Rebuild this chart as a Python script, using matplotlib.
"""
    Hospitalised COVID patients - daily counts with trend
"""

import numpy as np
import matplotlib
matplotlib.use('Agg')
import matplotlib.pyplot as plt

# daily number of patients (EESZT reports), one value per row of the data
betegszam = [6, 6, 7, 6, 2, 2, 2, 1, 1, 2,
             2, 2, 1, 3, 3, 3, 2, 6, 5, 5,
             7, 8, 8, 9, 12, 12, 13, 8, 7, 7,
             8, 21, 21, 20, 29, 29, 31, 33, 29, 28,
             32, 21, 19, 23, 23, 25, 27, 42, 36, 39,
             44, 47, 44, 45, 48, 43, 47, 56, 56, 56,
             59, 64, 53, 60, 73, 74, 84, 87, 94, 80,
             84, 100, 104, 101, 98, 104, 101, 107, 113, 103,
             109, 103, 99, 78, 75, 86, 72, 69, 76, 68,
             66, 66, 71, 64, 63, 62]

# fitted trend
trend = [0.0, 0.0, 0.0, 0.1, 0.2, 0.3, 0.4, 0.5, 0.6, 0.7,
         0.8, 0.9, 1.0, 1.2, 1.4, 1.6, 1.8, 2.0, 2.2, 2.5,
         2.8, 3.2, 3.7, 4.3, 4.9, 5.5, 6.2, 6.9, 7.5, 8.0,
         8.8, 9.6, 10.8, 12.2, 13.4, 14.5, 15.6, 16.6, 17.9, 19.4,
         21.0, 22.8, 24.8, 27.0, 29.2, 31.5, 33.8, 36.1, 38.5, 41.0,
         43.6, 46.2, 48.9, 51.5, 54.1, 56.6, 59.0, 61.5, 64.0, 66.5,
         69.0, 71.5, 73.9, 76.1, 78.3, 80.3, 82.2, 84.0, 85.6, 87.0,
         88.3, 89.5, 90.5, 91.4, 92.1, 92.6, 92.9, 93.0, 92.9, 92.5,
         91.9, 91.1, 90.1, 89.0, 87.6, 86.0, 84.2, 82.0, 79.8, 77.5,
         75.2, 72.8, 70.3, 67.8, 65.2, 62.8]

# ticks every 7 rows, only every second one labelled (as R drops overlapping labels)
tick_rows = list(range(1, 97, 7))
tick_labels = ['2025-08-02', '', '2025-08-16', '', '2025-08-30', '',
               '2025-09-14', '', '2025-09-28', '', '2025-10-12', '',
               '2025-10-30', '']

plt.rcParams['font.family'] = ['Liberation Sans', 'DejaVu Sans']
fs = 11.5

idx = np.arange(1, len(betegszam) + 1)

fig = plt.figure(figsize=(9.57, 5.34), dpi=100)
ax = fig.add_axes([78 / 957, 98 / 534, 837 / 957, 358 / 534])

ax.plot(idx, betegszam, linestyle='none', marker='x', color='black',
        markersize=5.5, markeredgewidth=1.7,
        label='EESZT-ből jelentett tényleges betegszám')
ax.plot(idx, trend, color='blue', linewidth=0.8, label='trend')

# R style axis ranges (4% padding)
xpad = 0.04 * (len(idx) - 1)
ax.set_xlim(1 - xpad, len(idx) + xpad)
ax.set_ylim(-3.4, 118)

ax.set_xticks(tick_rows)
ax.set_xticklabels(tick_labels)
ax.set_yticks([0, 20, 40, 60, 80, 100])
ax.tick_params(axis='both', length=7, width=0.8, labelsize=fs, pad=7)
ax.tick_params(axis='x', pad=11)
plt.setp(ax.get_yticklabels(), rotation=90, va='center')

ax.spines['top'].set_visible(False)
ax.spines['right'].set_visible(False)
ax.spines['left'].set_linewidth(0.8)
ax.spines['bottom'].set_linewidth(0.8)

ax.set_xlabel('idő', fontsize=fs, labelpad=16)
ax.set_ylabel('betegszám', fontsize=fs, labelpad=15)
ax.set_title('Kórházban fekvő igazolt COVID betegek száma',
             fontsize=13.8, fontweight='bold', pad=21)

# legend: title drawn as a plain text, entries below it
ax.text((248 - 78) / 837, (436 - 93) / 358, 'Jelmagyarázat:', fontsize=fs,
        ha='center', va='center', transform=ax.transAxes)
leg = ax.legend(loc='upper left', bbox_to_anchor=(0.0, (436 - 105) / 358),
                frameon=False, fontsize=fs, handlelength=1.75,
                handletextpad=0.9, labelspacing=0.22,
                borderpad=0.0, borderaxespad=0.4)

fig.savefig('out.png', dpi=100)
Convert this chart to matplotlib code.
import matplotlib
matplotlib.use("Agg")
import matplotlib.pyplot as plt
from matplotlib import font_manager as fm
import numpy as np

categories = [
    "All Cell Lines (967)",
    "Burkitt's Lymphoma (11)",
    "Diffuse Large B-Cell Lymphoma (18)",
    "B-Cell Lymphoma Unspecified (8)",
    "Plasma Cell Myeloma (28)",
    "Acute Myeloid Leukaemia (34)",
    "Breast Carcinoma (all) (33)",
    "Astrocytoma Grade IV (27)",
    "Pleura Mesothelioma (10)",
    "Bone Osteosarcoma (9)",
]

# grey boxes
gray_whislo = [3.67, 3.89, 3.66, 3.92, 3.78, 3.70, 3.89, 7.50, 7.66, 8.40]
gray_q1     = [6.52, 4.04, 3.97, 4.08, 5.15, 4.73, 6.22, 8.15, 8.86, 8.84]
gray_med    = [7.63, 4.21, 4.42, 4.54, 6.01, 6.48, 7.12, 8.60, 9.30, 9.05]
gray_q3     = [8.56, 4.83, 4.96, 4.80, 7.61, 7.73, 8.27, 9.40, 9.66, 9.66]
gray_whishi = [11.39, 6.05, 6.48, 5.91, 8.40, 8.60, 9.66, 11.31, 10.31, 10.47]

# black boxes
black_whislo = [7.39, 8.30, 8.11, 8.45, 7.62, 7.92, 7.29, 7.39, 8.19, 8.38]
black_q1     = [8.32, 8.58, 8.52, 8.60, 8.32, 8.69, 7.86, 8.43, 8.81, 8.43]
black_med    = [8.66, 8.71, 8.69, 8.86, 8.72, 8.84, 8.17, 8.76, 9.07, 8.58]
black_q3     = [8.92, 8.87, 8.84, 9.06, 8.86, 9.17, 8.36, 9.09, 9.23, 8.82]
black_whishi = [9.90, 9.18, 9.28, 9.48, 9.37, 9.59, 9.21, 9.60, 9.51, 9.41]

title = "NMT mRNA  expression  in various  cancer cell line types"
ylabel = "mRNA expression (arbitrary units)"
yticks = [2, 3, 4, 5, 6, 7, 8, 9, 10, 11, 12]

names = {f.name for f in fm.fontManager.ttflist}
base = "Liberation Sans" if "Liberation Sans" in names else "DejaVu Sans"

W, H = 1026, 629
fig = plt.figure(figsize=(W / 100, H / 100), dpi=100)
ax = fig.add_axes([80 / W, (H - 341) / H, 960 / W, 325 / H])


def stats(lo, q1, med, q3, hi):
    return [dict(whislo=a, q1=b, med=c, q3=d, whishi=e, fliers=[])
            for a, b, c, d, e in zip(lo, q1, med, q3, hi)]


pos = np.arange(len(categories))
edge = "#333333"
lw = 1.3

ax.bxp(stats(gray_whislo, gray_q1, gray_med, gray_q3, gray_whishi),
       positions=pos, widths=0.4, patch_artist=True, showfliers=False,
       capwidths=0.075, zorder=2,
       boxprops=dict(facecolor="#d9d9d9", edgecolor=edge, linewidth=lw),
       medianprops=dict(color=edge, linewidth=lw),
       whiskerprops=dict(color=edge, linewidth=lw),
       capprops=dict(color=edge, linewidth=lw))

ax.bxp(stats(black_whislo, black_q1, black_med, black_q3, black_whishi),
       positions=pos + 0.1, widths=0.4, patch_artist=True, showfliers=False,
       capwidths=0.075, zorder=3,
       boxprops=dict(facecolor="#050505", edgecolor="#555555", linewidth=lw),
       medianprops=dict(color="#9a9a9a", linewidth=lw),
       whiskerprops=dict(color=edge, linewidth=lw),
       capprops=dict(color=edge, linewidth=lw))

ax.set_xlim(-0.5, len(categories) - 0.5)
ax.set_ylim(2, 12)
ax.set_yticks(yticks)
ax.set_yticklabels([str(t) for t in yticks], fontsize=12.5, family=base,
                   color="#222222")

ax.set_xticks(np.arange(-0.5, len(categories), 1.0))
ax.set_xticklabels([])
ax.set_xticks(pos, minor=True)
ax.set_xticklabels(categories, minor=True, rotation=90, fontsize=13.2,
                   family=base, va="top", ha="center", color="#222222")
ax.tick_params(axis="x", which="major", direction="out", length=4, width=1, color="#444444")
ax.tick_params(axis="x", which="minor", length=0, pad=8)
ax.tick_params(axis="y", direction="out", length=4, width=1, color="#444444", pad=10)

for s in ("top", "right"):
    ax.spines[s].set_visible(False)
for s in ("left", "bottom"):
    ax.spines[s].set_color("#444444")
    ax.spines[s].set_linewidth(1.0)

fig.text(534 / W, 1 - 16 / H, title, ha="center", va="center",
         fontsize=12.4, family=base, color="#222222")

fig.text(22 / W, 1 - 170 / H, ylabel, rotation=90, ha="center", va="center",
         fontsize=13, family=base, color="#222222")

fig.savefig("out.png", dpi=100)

= = = = = = =

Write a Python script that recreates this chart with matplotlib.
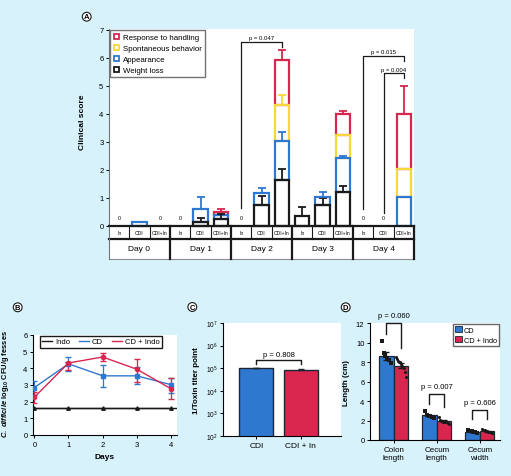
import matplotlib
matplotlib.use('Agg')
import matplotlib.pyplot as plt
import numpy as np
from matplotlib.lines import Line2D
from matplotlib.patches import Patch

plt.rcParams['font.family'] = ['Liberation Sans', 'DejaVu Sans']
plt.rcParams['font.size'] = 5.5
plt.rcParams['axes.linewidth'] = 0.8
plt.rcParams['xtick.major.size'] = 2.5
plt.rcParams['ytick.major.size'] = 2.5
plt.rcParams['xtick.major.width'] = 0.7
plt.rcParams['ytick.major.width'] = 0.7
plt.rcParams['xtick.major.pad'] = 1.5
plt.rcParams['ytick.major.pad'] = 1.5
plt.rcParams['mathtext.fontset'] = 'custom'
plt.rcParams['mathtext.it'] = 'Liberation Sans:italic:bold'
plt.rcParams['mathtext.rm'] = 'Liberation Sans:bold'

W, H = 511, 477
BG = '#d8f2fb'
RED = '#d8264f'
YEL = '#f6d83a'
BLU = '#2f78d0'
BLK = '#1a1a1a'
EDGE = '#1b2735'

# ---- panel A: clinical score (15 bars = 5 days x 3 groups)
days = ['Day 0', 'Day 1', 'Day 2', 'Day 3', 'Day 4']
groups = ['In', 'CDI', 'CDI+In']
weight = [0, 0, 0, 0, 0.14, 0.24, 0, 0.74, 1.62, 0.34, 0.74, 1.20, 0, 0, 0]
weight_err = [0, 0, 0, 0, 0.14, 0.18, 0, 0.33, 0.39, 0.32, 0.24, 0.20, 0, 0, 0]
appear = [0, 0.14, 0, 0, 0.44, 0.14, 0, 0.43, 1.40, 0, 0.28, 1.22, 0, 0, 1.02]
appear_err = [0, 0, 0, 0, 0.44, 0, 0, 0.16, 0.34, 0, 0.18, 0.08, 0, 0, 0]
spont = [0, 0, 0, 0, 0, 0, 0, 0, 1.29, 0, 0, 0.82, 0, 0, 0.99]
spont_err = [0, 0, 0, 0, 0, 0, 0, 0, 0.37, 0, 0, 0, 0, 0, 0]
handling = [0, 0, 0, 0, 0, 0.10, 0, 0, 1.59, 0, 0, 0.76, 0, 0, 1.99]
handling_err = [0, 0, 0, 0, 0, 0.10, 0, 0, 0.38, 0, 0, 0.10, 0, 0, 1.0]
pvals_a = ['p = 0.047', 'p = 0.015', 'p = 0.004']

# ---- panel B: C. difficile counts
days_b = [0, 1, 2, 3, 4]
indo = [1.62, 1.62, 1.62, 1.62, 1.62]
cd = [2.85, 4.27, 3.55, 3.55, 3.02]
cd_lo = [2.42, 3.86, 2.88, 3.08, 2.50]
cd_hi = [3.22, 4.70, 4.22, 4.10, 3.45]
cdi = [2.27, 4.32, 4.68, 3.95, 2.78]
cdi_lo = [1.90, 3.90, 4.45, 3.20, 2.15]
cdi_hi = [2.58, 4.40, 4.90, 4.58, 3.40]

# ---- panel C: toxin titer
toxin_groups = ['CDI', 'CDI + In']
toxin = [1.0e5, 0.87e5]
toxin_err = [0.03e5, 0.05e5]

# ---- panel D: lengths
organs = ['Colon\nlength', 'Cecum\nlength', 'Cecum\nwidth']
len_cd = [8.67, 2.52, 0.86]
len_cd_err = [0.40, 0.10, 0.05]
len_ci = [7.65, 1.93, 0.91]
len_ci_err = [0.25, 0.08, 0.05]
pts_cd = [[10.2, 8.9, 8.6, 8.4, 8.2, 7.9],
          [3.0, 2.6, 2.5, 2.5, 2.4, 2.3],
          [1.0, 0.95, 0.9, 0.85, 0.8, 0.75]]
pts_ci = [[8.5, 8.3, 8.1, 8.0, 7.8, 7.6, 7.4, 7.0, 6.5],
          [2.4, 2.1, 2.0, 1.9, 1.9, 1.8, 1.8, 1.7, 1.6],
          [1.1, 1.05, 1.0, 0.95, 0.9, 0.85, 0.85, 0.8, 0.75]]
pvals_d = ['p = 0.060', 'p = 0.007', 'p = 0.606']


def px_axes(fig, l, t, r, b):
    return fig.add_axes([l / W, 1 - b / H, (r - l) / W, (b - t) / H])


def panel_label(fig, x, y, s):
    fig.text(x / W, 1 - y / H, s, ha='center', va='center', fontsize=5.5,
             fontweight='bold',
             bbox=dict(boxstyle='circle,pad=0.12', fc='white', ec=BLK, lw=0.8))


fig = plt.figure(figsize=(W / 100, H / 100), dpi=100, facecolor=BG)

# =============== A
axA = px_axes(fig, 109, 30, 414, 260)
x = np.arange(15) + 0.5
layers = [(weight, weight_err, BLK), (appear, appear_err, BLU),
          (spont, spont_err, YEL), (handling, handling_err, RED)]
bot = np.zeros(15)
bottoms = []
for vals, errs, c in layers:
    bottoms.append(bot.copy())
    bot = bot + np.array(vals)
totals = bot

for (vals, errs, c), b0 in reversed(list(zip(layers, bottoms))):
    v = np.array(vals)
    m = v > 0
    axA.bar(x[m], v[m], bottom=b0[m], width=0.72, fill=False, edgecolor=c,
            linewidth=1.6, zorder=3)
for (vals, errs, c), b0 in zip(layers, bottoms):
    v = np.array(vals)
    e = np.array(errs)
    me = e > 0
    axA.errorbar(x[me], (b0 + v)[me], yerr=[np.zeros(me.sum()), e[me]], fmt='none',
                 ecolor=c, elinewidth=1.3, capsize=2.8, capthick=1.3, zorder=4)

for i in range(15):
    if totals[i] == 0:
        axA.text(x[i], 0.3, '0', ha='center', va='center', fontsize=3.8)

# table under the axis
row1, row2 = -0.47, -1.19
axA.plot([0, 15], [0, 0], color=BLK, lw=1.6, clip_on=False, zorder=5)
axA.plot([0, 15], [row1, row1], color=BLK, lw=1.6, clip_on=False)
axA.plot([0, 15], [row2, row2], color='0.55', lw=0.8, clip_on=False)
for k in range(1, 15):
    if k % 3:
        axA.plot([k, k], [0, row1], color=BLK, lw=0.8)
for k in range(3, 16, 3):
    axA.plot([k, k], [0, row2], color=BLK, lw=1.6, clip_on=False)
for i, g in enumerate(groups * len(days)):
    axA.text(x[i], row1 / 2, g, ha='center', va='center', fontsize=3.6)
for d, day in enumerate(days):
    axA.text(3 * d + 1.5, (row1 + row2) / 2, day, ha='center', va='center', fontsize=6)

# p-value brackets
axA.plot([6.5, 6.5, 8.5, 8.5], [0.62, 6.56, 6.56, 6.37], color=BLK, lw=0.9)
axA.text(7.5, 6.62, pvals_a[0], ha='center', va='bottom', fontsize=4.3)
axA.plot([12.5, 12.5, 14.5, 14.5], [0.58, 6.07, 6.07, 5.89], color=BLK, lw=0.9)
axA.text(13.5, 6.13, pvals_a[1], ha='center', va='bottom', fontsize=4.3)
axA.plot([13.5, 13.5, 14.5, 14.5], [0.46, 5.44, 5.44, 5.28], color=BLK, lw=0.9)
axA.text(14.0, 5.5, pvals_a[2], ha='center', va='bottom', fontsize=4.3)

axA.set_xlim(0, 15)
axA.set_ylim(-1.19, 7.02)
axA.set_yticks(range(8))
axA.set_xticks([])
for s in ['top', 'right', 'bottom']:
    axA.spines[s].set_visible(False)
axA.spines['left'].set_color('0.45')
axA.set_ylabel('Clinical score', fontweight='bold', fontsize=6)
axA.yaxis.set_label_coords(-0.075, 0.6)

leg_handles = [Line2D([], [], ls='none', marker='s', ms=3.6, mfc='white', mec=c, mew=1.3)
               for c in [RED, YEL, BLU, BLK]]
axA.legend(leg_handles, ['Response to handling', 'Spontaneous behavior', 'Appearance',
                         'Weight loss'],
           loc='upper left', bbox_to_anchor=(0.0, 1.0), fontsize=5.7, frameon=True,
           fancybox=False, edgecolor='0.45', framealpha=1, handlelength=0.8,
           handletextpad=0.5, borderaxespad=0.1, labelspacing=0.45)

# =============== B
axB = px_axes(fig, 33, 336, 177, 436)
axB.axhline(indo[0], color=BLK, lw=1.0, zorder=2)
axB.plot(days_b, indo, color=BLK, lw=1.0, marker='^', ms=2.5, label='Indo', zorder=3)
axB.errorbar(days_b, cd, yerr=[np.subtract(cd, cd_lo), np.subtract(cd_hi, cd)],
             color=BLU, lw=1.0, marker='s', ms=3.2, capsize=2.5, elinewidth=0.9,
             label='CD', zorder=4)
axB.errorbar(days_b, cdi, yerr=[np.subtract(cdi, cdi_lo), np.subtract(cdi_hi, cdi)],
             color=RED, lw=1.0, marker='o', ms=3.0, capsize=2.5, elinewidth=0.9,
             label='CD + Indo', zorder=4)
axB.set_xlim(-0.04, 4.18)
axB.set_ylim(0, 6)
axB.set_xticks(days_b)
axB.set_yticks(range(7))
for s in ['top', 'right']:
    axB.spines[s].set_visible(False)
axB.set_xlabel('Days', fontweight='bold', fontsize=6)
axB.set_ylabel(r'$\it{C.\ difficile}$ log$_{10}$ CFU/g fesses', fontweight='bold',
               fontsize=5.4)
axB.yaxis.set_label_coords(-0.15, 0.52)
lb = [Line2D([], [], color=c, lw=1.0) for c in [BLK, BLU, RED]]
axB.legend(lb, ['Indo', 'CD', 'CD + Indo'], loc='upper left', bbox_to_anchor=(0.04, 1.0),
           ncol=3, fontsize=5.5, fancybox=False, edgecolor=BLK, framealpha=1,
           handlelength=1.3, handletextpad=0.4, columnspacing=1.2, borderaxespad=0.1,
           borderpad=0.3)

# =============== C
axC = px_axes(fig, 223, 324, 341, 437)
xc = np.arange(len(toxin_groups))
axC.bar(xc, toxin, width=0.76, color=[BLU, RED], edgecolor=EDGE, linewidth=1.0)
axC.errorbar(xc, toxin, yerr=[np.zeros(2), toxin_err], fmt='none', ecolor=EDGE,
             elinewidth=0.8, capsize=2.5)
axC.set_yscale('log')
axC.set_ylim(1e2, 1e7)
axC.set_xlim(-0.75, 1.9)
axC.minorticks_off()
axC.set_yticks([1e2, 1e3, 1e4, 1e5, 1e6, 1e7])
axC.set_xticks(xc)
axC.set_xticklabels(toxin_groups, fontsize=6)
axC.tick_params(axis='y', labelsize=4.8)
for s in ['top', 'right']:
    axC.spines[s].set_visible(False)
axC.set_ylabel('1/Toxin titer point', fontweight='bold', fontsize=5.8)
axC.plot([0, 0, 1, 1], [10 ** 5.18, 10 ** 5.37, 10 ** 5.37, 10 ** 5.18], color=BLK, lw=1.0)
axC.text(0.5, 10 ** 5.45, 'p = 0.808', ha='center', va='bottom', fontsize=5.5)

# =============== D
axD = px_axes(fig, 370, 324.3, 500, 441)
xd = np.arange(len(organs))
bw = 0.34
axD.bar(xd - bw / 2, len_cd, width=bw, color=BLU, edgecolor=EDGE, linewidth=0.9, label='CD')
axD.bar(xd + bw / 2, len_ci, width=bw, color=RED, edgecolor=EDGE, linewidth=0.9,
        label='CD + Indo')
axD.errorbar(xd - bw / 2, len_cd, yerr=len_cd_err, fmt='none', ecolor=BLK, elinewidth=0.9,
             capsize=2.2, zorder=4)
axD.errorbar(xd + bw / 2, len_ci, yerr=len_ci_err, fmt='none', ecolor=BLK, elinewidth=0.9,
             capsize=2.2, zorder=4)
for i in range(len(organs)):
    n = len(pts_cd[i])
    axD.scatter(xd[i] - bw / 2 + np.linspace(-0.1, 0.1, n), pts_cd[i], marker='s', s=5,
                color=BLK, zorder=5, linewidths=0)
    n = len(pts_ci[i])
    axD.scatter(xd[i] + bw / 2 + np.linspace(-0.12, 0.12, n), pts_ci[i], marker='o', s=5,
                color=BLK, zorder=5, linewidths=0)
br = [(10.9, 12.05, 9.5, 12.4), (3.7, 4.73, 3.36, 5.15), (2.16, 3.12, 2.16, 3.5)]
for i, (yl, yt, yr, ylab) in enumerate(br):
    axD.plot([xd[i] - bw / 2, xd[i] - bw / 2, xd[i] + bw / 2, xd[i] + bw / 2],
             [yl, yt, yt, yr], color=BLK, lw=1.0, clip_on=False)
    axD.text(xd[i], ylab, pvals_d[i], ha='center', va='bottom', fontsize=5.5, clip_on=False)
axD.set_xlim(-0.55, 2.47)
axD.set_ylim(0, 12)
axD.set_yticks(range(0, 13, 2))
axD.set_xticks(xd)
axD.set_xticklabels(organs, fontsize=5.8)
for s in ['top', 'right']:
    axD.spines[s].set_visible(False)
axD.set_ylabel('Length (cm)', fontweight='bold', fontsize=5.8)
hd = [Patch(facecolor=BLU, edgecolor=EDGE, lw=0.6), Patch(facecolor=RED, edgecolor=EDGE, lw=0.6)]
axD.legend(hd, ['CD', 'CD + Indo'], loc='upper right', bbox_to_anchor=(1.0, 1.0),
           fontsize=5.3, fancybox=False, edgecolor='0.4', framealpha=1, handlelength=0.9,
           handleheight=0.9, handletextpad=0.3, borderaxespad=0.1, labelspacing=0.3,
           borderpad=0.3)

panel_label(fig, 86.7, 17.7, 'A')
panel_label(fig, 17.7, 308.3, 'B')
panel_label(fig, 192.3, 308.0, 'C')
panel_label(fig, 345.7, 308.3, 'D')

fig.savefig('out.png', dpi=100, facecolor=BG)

= = = = = = =

*GIVEN REQUEST*. Above are some entries; copy exactly the lines from the line with "Write a Python" through the line with "plt.rcParams['mathtext.rm'] = 'Liberation", both included, but none of the pictures.

*SOLUTION TO THIS TASK*.
Write a Python script that recreates this chart with matplotlib.
import matplotlib
matplotlib.use('Agg')
import matplotlib.pyplot as plt
import numpy as np
from matplotlib.lines import Line2D
from matplotlib.patches import Patch

plt.rcParams['font.family'] = ['Liberation Sans', 'DejaVu Sans']
plt.rcParams['font.size'] = 5.5
plt.rcParams['axes.linewidth'] = 0.8
plt.rcParams['xtick.major.size'] = 2.5
plt.rcParams['ytick.major.size'] = 2.5
plt.rcParams['xtick.major.width'] = 0.7
plt.rcParams['ytick.major.width'] = 0.7
plt.rcParams['xtick.major.pad'] = 1.5
plt.rcParams['ytick.major.pad'] = 1.5
plt.rcParams['mathtext.fontset'] = 'custom'
plt.rcParams['mathtext.it'] = 'Liberation Sans:italic:bold'
plt.rcParams['mathtext.rm'] = 'Liberation Sans:bold'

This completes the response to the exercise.